• WRITTEN PROBLEM: Extract everything from the first line through the line with "import plotly.graph_objects as go", both ends included, except for any pictures.

• DATA BLOCK:
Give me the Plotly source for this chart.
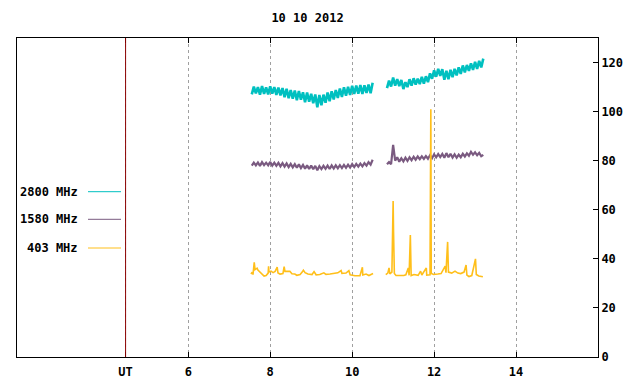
import plotly.graph_objects as go

# ---------------- data ----------------
title_text = "10 10 2012"
ut_hour = 4.47
x_ticks = [6, 8, 10, 12, 14]
y_ticks = [0, 20, 40, 60, 80, 100, 120]
series_names = ["2800 MHz", "1580 MHz", "403 MHz"]
series_colors = ["#00c0c0", "#7a5a80", "#ffbf1a"]

# time grids (hours UT) for the two recording blocks
t_a = [round(7.55 + 0.05 * i, 2) for i in range(60)]
t_b = [round(10.85 + 0.05 * i, 2) for i in range(48)]

f2800_a = [107.0, 110.2, 107.4, 110.0, 106.9, 110.4, 107.2, 109.9, 107.0, 110.3,
           107.3, 110.0, 106.8, 109.8, 106.6, 109.6, 105.9, 109.3, 105.5, 108.8,
           105.3, 108.6, 104.6, 108.4, 104.9, 107.9, 103.8, 107.8, 104.0, 107.3,
           103.4, 107.0, 101.8, 106.8, 102.6, 106.9, 103.6, 107.8, 104.2, 108.3,
           105.0, 108.8, 105.6, 109.4, 106.0, 109.9, 106.5, 110.1, 106.8, 110.5,
           107.2, 110.6, 107.3, 110.8, 107.2, 110.7, 107.6, 111.0, 107.5, 111.8]
f2800_b = [109.6, 112.6, 110.2, 113.9, 110.6, 113.2, 110.4, 112.9, 109.2, 112.0,
           110.0, 113.2, 110.6, 113.6, 111.0, 113.4, 111.2, 114.2, 111.4, 114.4,
           112.0, 115.6, 113.4, 116.8, 114.2, 117.4, 114.6, 117.3, 113.0, 116.6,
           113.2, 117.0, 114.0, 117.4, 114.8, 118.0, 115.4, 118.8, 116.0, 119.0,
           116.6, 119.7, 117.0, 120.3, 117.4, 120.7, 118.0, 121.6]

f1580_a = [78.0, 79.2, 78.1, 79.3, 77.9, 79.4, 78.2, 79.2, 78.1, 79.5,
           78.0, 79.2, 77.9, 79.1, 77.7, 79.0, 77.6, 78.9, 77.4, 78.7,
           77.3, 78.6, 77.1, 78.5, 77.0, 78.3, 76.7, 78.1, 76.6, 78.0,
           76.5, 77.9, 76.1, 77.8, 76.6, 77.9, 76.7, 78.0, 76.6, 78.1,
           76.8, 78.1, 76.9, 78.2, 77.0, 78.3, 77.1, 78.4, 77.2, 78.6,
           77.4, 78.7, 77.6, 78.8, 77.7, 79.0, 78.0, 79.4, 78.4, 80.4]
f1580_b = [78.5, 79.4, 78.6, 86.4, 80.0, 81.4, 79.6, 81.0, 79.7, 81.2,
           79.9, 81.4, 80.2, 81.6, 80.4, 81.7, 80.6, 81.8, 80.7, 81.9,
           80.8, 82.2, 81.0, 82.6, 81.4, 82.7, 81.5, 82.8, 81.2, 83.1,
           81.4, 82.8, 81.3, 82.6, 81.2, 82.5, 81.4, 82.8, 81.7, 83.0,
           82.0, 83.6, 82.4, 83.4, 82.2, 83.2, 81.8, 82.4]

t403_a = [7.53, 7.56, 7.58, 7.61, 7.63, 7.68, 7.70, 7.75, 7.80, 7.85,
          7.90, 7.95, 7.96, 7.97, 8.02, 8.07, 8.12, 8.17, 8.19, 8.24,
          8.31, 8.34, 8.36, 8.48, 8.53, 8.60, 8.65, 8.73, 8.78, 8.81,
          8.85, 8.92, 9.02, 9.07, 9.12, 9.21, 9.31, 9.36, 9.46, 9.56,
          9.65, 9.73, 9.75, 9.85, 9.92, 9.95, 10.07, 10.19, 10.25, 10.26,
          10.34, 10.41, 10.51]
f403_a = [33.8, 34.5, 33.6, 38.6, 35.6, 36.2, 35.4, 34.6, 33.6, 33.0,
          33.2, 34.2, 37.0, 34.6, 35.0, 34.4, 34.9, 36.6, 34.2, 33.8,
          34.0, 36.8, 34.9, 34.9, 33.9, 33.8, 33.3, 33.6, 34.6, 35.4,
          34.4, 33.8, 33.6, 34.8, 33.5, 33.6, 34.3, 33.7, 33.8, 34.0,
          34.3, 35.2, 34.1, 34.2, 35.2, 33.5, 33.1, 33.1, 36.6, 33.4,
          33.8, 33.2, 34.0]
t403_b = [10.82, 10.87, 10.90, 10.92, 10.97, 11.00, 11.01, 11.03, 11.07, 11.17,
          11.26, 11.31, 11.37, 11.39, 11.42, 11.44, 11.51, 11.61, 11.67, 11.70,
          11.81, 11.82, 11.90, 11.91, 11.92, 11.93, 11.99, 12.09, 12.17, 12.27,
          12.29, 12.33, 12.35, 12.43, 12.51, 12.58, 12.65, 12.73, 12.78, 12.80,
          12.85, 12.92, 13.01, 13.03, 13.09, 13.19]
f403_b = [33.6, 34.2, 36.3, 33.9, 34.6, 63.6, 51.0, 34.0, 33.2, 33.1,
          33.2, 33.5, 36.3, 33.3, 49.7, 33.2, 33.6, 33.3, 35.0, 33.4,
          36.3, 33.4, 33.5, 67.0, 101.0, 34.0, 33.6, 33.8, 34.0, 37.0,
          34.4, 46.9, 34.6, 34.2, 35.0, 34.2, 34.0, 34.6, 37.5, 33.4,
          32.8, 33.2, 40.0, 33.6, 33.0, 32.7]

# ---------------- figure ----------------
FONT = "DejaVu Sans Mono"
fig = go.Figure()

series = [
    (t_a + [None] + t_b, f2800_a + [None] + f2800_b, 2.6),
    (t_a + [None] + t_b, f1580_a + [None] + f1580_b, 2.2),
    (t403_a + [None] + t403_b, f403_a + [None] + f403_b, 1.6),
]
for (xs, ys, lw), name, col in zip(series, series_names, series_colors):
    fig.add_trace(go.Scatter(x=xs, y=ys, mode="lines", name=name,
                             line=dict(color=col, width=lw), connectgaps=False,
                             showlegend=False))

# UT reference line
fig.add_shape(type="line", xref="x", yref="paper", x0=ut_hour, x1=ut_hour,
              y0=0, y1=1, line=dict(color="#8b0000", width=1), layer="above")

# page body adds an 8px offset; figure coordinates are compensated for it
OFF = 8
plot_top, plot_bottom, plot_left, plot_right = 38 - OFF, 357 - OFF, 17 - OFF, 598 - OFF

# legend drawn gnuplot-style (label then sample line)
legend_y_px = [191.7 - OFF, 219.3 - OFF, 248.0 - OFF]
for name, col, py in zip(series_names, series_colors, legend_y_px):
    yp = (plot_bottom - py) / (plot_bottom - plot_top)
    fig.add_annotation(text=name, xref="paper", yref="paper",
                       x=(80 - OFF - plot_left) / (plot_right - plot_left), y=yp,
                       xanchor="right", yanchor="middle", showarrow=False,
                       font=dict(family=FONT, size=12, color="black", weight="bold"))
    fig.add_shape(type="line", xref="paper", yref="paper",
                  x0=(88 - OFF - plot_left) / (plot_right - plot_left),
                  x1=(121 - OFF - plot_left) / (plot_right - plot_left),
                  y0=yp, y1=yp, line=dict(color=col, width=1))

fig.update_layout(
    width=640, height=384,
    margin=dict(l=plot_left, r=640 - plot_right, t=plot_top, b=384 - plot_bottom,
                autoexpand=False),
    paper_bgcolor="white", plot_bgcolor="white",
    title=dict(text=title_text, x=0.5, xref="paper", xanchor="center",
               y=1 - (18 - OFF) / 384, yref="container", yanchor="middle",
               font=dict(family=FONT, size=12, color="black", weight="bold")),
    font=dict(family=FONT, size=12, color="black", weight="bold"),
    showlegend=False,
)
fig.update_xaxes(
    range=[1.82, 16.0], automargin=False,
    tickvals=[ut_hour] + x_ticks,
    ticktext=["UT"] + [str(v) for v in x_ticks],
    ticks="inside", ticklen=5, tickcolor="black",
    showline=True, linecolor="black", linewidth=1, mirror="ticks",
    showgrid=True, gridcolor="#a0a0a0", griddash="dot", gridwidth=1,
    zeroline=False, ticklabelstandoff=4,
    tickfont=dict(family=FONT, size=12, color="black", weight="bold"),
)
fig.update_yaxes(
    range=[0, 130], side="right", automargin=False,
    tickvals=y_ticks,
    ticks="inside", ticklen=5, tickcolor="black",
    showline=True, linecolor="black", linewidth=1, mirror=True,
    showgrid=False, zeroline=False,
    tickfont=dict(family=FONT, size=12, color="black", weight="bold"),
)

fig.write_html("out.html")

• COMPLETE RESPONSE:
Give me the Plotly source for this chart.
import plotly.graph_objects as go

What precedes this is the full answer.